By this point, Beyoncé had solidified her status as a mainstream fourth-wave feminist figurehead in every area except for her music; on December 13, 2013, in the dead of the night, Beyoncé surprise-released her fifth solo studio album, BEYONCÉ. The album revolutionized album releases and the concept of the music video won three Grammy Awards and broke the record for the fastest selling album on iTunes in history. Most importantly, the album’s overtly feminist message displayed Beyoncé’s growth as a feminist since becoming a mother. The album covered themes such as the challenging of societal beauty standards (“Pretty Hurts”), sexual liberation after postpartum depression (“Blow,” “Rocket,” “Partition,”), the joy of marital sex (“Drunk In Love”) female empowerment (“”***Flawless”), the Black Lives Matter movement (“Superpower”), and miscarriages (“Heaven”). Upon the release of the album, TIME Magazine heralded that “Beyoncé has become the embodiment of modern feminism for a generation that has been reluctant to claim the word.” One of the album’s tracks, “***Flawless,” features acclaimed author and feminist, Chimamanda Ngozi Adichie by way of an excerpt from her 2012 TED Talk, “We Should All Be Feminists.” One particular line in the speech became the manifesto for Beyoncé’s 2013-2015 feminist persona, “We teach girls that they cannot be sexual beings in the way that boys are.” This song tied together Beyoncé’s sexually liberated personality with concrete feminist ideology resulting in her first true feminist anthem and the first anthem for the fourth wave feminism. With the release of the album, Beyoncé embodied the rebellious nature of fourth wave feminism; she showed that she could still handle recording a secret album, going on a world tour, while being a sexy and graceful mother. The Beyoncé album was the first of two musical opuses that would embody the rebellious and purposeful intersectionality of fourth-wave feminism.

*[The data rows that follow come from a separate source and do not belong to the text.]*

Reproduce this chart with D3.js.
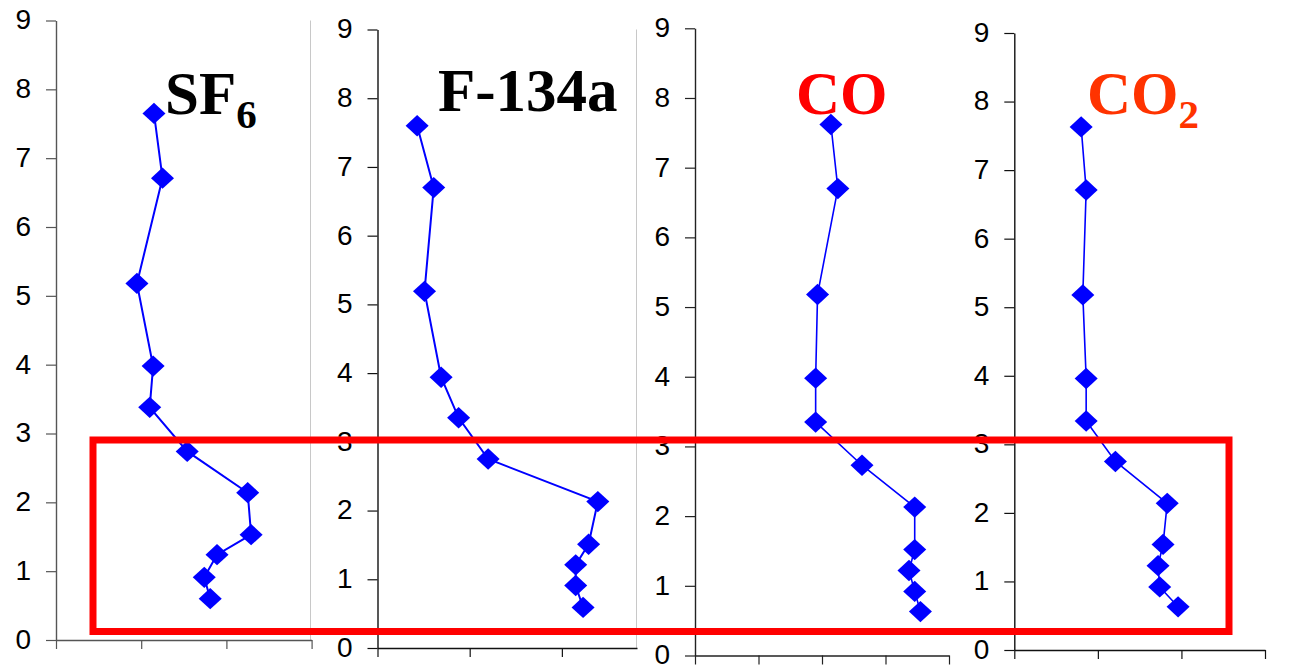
<!DOCTYPE html>
<html>
<head>
<meta charset="utf-8">
<script src="https://cdn.jsdelivr.net/npm/d3@7"></script>
<style>
  html, body { margin: 0; padding: 0; background: #fff; }
  svg { display: block; }
</style>
</head>
<body>
<svg id="chart" width="1293" height="669"></svg>
<script>
// Vertical profiles: depth (y) against tracer level (x) for four gases.
const depthTicks = [0, 1, 2, 3, 4, 5, 6, 7, 8, 9];

const sf6Depth  = [7.65, 6.71, 5.18, 3.98, 3.38, 2.74, 2.14, 1.53, 1.24, 0.91, 0.60];
const sf6Value  = [1.15, 1.25, 0.95, 1.14, 1.10, 1.54, 2.25, 2.29, 1.89, 1.74, 1.81];

const f134aDepth = [7.60, 6.70, 5.19, 3.94, 3.35, 2.75, 2.13, 1.51, 1.21, 0.91, 0.59];
const f134aValue = [0.43, 0.61, 0.51, 0.69, 0.88, 1.20, 2.39, 2.29, 2.15, 2.15, 2.23];

const coDepth = [7.62, 6.70, 5.18, 3.98, 3.35, 2.73, 2.13, 1.52, 1.22, 0.92, 0.63];
const coValue = [2.14, 2.25, 1.93, 1.90, 1.90, 2.63, 3.46, 3.46, 3.37, 3.46, 3.55];

const co2Depth = [7.63, 6.71, 5.18, 3.96, 3.34, 2.75, 2.14, 1.54, 1.23, 0.92, 0.63];
const co2Value = [0.80, 0.86, 0.82, 0.86, 0.86, 1.21, 1.83, 1.78, 1.72, 1.74, 1.96];

const titles = ["SF", "F-134a", "CO", "CO"];
const titleSubs = ["6", "", "", "2"];

// Panel geometry (pixels) and x extents
const panels = [
  { depth: sf6Depth,   value: sf6Value,   xMax: 3,     x0: 56,     x1: 311.6, yTop: 20.5, yBot: 640,   title: 0, tx: 165,  ty: 114, color: "#000000", lw: 2.0, axisColor: "#555" },
  { depth: f134aDepth, value: f134aValue, xMax: 2.815, x0: 377.5,  x1: 637,   yTop: 29.5, yBot: 648,   title: 1, tx: 438,  ty: 111, color: "#000000", lw: 2.0, axisColor: "#111" },
  { depth: coDepth,    value: coValue,    xMax: 4,     x0: 695,    x1: 949,   yTop: 28.3, yBot: 655.5, title: 2, tx: 796,  ty: 114, color: "#ff0000", lw: 1.6, axisColor: "#222" },
  { depth: co2Depth,   value: co2Value,   xMax: 3,     x0: 1014.3, x1: 1265,  yTop: 33,   yBot: 650,   title: 3, tx: 1087, ty: 114, color: "#ff3300", lw: 1.6, axisColor: "#111" }
];

const svg = d3.select("#chart");
svg.append("rect").attr("width", 1293).attr("height", 669).attr("fill", "#fff");

// light plot-area borders on the right of the first two panels
svg.append("line").attr("x1", 310.5).attr("x2", 310.5).attr("y1", 20.5).attr("y2", 640)
  .attr("stroke", "#c8c8c8").attr("stroke-width", 1);
svg.append("line").attr("x1", 636.5).attr("x2", 636.5).attr("y1", 29.5).attr("y2", 648)
  .attr("stroke", "#c8c8c8").attr("stroke-width", 1);

const diamond = d3.symbol().type(d3.symbolDiamond2).size(290);

panels.forEach(p => {
  const x = d3.scaleLinear().domain([0, p.xMax]).range([p.x0, p.x1]);
  const y = d3.scaleLinear().domain([0, 9]).range([p.yBot, p.yTop]);
  const g = svg.append("g");

  // y axis
  const ya = g.append("g").attr("transform", `translate(${p.x0},0)`)
    .call(d3.axisLeft(y).tickValues(depthTicks).tickSize(10).tickSizeOuter(0).tickPadding(15).tickFormat(d3.format("d")));
  ya.select(".domain").attr("stroke", p.axisColor).attr("stroke-width", 1.4);
  ya.selectAll(".tick line").attr("stroke", p.axisColor).attr("stroke-width", 1.2);
  ya.selectAll(".tick text").attr("font-family", "'Liberation Sans', Arial, sans-serif")
    .attr("font-size", 28).attr("fill", "#000").attr("dy", "0.30em");

  // x axis (unlabelled)
  const xTicks = d3.range(0, Math.floor(p.xMax) + 1);
  const xa = g.append("g").attr("transform", `translate(0,${p.yBot})`)
    .call(d3.axisBottom(x).tickValues(xTicks).tickSize(9).tickSizeOuter(0).tickFormat(""));
  xa.select(".domain").attr("stroke", p.axisColor).attr("stroke-width", 1.4);
  xa.selectAll(".tick line").attr("stroke", p.axisColor).attr("stroke-width", 1.2);

  // profile line and markers
  const pts = p.depth.map((d, i) => [p.value[i], d]);
  g.append("path").datum(pts)
    .attr("fill", "none").attr("stroke", "#0000ff").attr("stroke-width", p.lw)
    .attr("d", d3.line().x(d => x(d[0])).y(d => y(d[1])));
  g.selectAll(".pt").data(pts).join("path").attr("class", "pt")
    .attr("d", diamond)
    .attr("transform", d => `translate(${x(d[0])},${y(d[1])}) scale(1.08,1)`)
    .attr("fill", "#0000ff");

  // title
  const t = g.append("text").attr("x", p.tx).attr("y", p.ty)
    .attr("font-family", "'Liberation Serif', 'Times New Roman', serif")
    .attr("font-weight", "bold").attr("font-size", 61).attr("fill", p.color);
  t.append("tspan").text(titles[p.title]);
  if (titleSubs[p.title]) {
    t.append("tspan").attr("dy", 14).attr("font-size", 41).text(titleSubs[p.title]);
  }
});

// highlight box around the near-bottom layer
svg.append("rect")
  .attr("x", 93).attr("y", 440).attr("width", 1229 - 93).attr("height", 631.5 - 440)
  .attr("fill", "none").attr("stroke", "#ff0000").attr("stroke-width", 7);
</script>
</body>
</html>
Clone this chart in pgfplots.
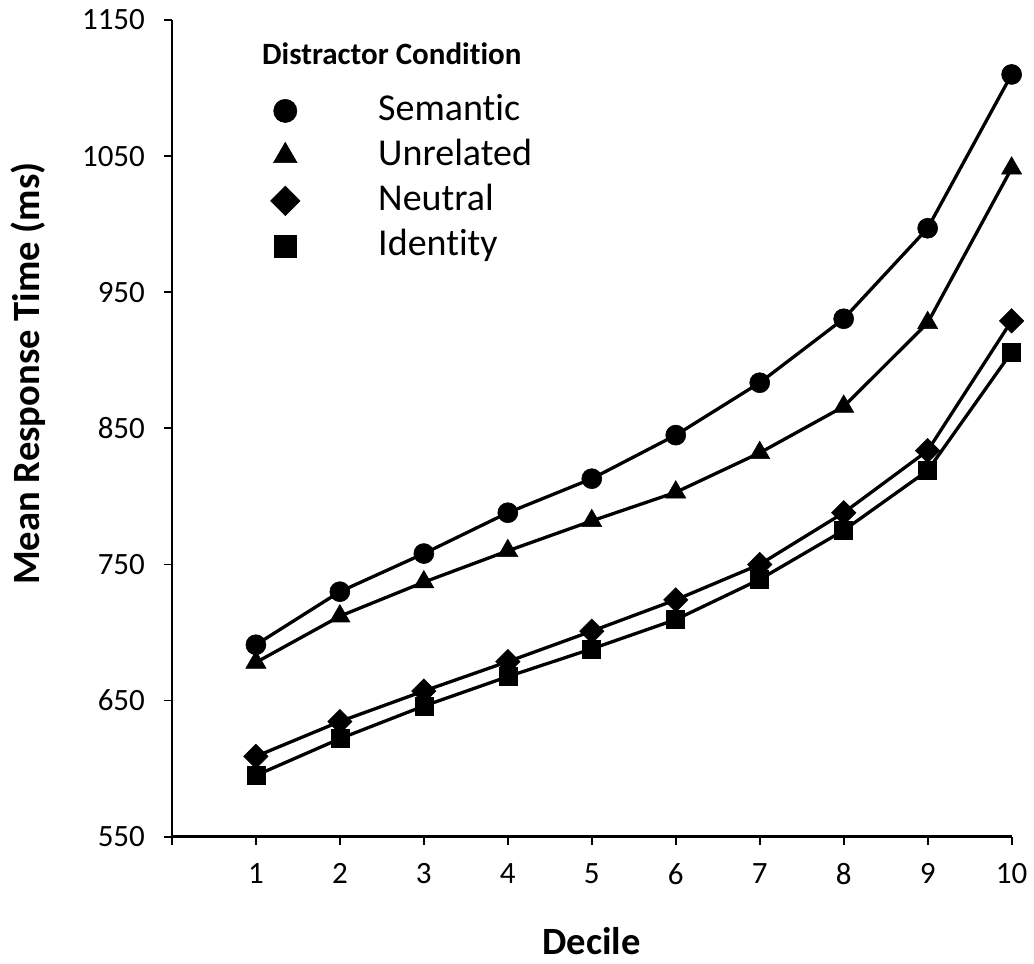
\documentclass[border=0pt]{standalone}
\usepackage{fontspec}
\setmainfont{Carlito}[Ligatures=CommonOff]
\usepackage{pgfplots}
\pgfplotsset{compat=1.18}
\begin{document}
\begin{tikzpicture}
\begin{axis}[
  at={(86pt,63.5pt)}, anchor=south west,
  scale only axis, width=420pt, height=408.5pt,
  xmin=0, xmax=10, ymin=550, ymax=1150,
  axis x line*=bottom, axis y line*=left,
  x axis line style={line width=1.5pt, -},
  y axis line style={line width=1.1pt, -},
  xtick={0,1,...,10}, xticklabels={,1,2,3,4,5,6,7,8,9,10},
  ytick={550,650,...,1150},
  tick align=outside, major tick length=4pt,
  tick style={black, line width=0.9pt},
  /pgf/number format/assume math mode=true,
  /pgf/number format/1000 sep={},
  ticklabel style={font=\fontsize{15.5}{18}\selectfont},
  xticklabel style={yshift=-6pt},
  yticklabel style={xshift=-6pt},
  xlabel={Decile}, ylabel={Mean Response Time (ms)},
  label style={font=\fontsize{19.3}{23}\selectfont\bfseries},
  xlabel style={at={(axis description cs:0.5,-0.1444)}, anchor=base},
  ylabel style={at={(axis description cs:-0.171,0.567)}, anchor=center},
  clip=false,
  legend style={draw=none, fill=none, at={(axis description cs:0.1107,0.9112)}, anchor=north west,
    font=\fontsize{19}{22}\selectfont, row sep=4.5pt, column sep=0pt, inner sep=0pt,
    nodes={inner sep=0pt, text height=14pt, text depth=4pt}},
  legend cell align=left,
  legend image code/.code={\path[draw=none, fill=none] (-10pt,0pt) -- (46.5pt,0pt); \draw[#1] plot coordinates {(0pt,0pt)};},
  every axis plot/.append style={black, line width=1.65pt},
]
\addplot[mark=*, mark size=5pt, mark options={solid, line width=0.3pt}, forget plot] coordinates {
(1,691) (2,730) (3,758) (4,788) (5,813) (6,845) (7,883.5) (8,930.5) (9,997) (10,1110)};
\addplot[mark=triangle*, mark size=5.8pt, mark options={solid, line width=0.3pt}, forget plot] coordinates {
(1,678) (2,712) (3,737) (4,760) (5,782) (6,803) (7,832) (8,866) (9,927.5) (10,1041)};
\addplot[mark=square*, mark size=4.3pt, mark options={solid, line width=0.3pt, rotate=45}, forget plot] coordinates {
(1,609) (2,634.6) (3,657) (4,678.6) (5,701) (6,724) (7,750) (8,788) (9,833.6) (10,929)};
\addplot[mark=square*, mark size=4.5pt, mark options={solid, line width=0.3pt}, forget plot] coordinates {
(1,595) (2,622) (3,646) (4,667.6) (5,688) (6,709.5) (7,739) (8,775) (9,819) (10,906)};
\addlegendimage{only marks, mark=*, mark size=5.8pt, black, mark options={line width=0.3pt}}
\addlegendentry{Semantic}
\addlegendimage{only marks, mark=triangle*, mark size=6.8pt, black, mark options={line width=0.3pt}}
\addlegendentry{Unrelated}
\addlegendimage{only marks, mark=square*, mark size=5.2pt, black, mark options={line width=0.3pt, rotate=45}}
\addlegendentry{Neutral}
\addlegendimage{only marks, mark=square*, mark size=5.5pt, black, mark options={line width=0.3pt}}
\addlegendentry{Identity}
\node[anchor=base west, font=\fontsize{15.5}{18}\selectfont\bfseries, inner sep=0pt] at (axis description cs:0.107,0.945) {Distractor Condition};
\end{axis}
\path[use as bounding box] (0,0) rectangle (517pt,482pt);
\end{tikzpicture}
\end{document}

In 2016 with the release of “Formation” and Lemonade Beyoncé not only reached the zenith of pop culture but she sharpened her brand feminism to specifically cater to black women, further reinforcing the intersectional nature of fourth wave feminism. In “Formation,” which she debuted in Black Panther-inspired costume at the Super Bowl 50 Halftime Show, Beyoncé embraces her black features. “baby hair and Afros…negro nose with Jackson 5 nostrils,” and relishes in her Southern heritage, “my daddy Alabama / momma Louisiana / you mix that Negro with that Creole / make a Texas Bama.” Essence Magazine remarked that “Beyoncé is intentional about Black women’s power; how we get it, how we keep it, and understanding that we deserve it.” These sentiments are important to hear because black women are berated daily for both their race and their gender. Once Lemonade was released, Formation proved to be a gusty batch of winds before the hurricane. Lemonade was a tour de force of black womanism, Yoruban mythology, the reclamation of rock and country music, and the everlasting effects slavery had on the black family in the United States of America. The album inspired courses at universities such as the University of Texas in San Antonio. Likewise, the album and it’s lead single, “Formation.” were discussed everywhere from the 2016 presidential campaign to the White House dinner table.

Beyoncé’s career from 2008 until the present day has been filled with growth and enrichment. Beyoncé naturally grew into the role of a feminist icon through personal experiences, marriage, miscarriages, motherhood, and research, scouring YouTube for Chimamanda Ngozi Adichie videos. From of her female-first athleisure line, IVY PARK, to the announcement of her scholarship program for black women, to her postponement of tour dates in retaliation to North Carolina’s transgender bathroom laws Beyoncé has intentionally crafted a brand feminism that dictates the course of fourth wave feminism, especially within pop culture and music. Her combination of sexual freedom and a strong political message and black womanhood presents a difficult image to dissect, but it is ultimately worth it. Fourth wave feminism is still growing and expanding, as is Beyoncé’s position as a feminist icon and musician, and it will only be succeeded by a new wave once another figure like Beyoncé appears and pushes the cultural conversation to its greatest lengths like she has.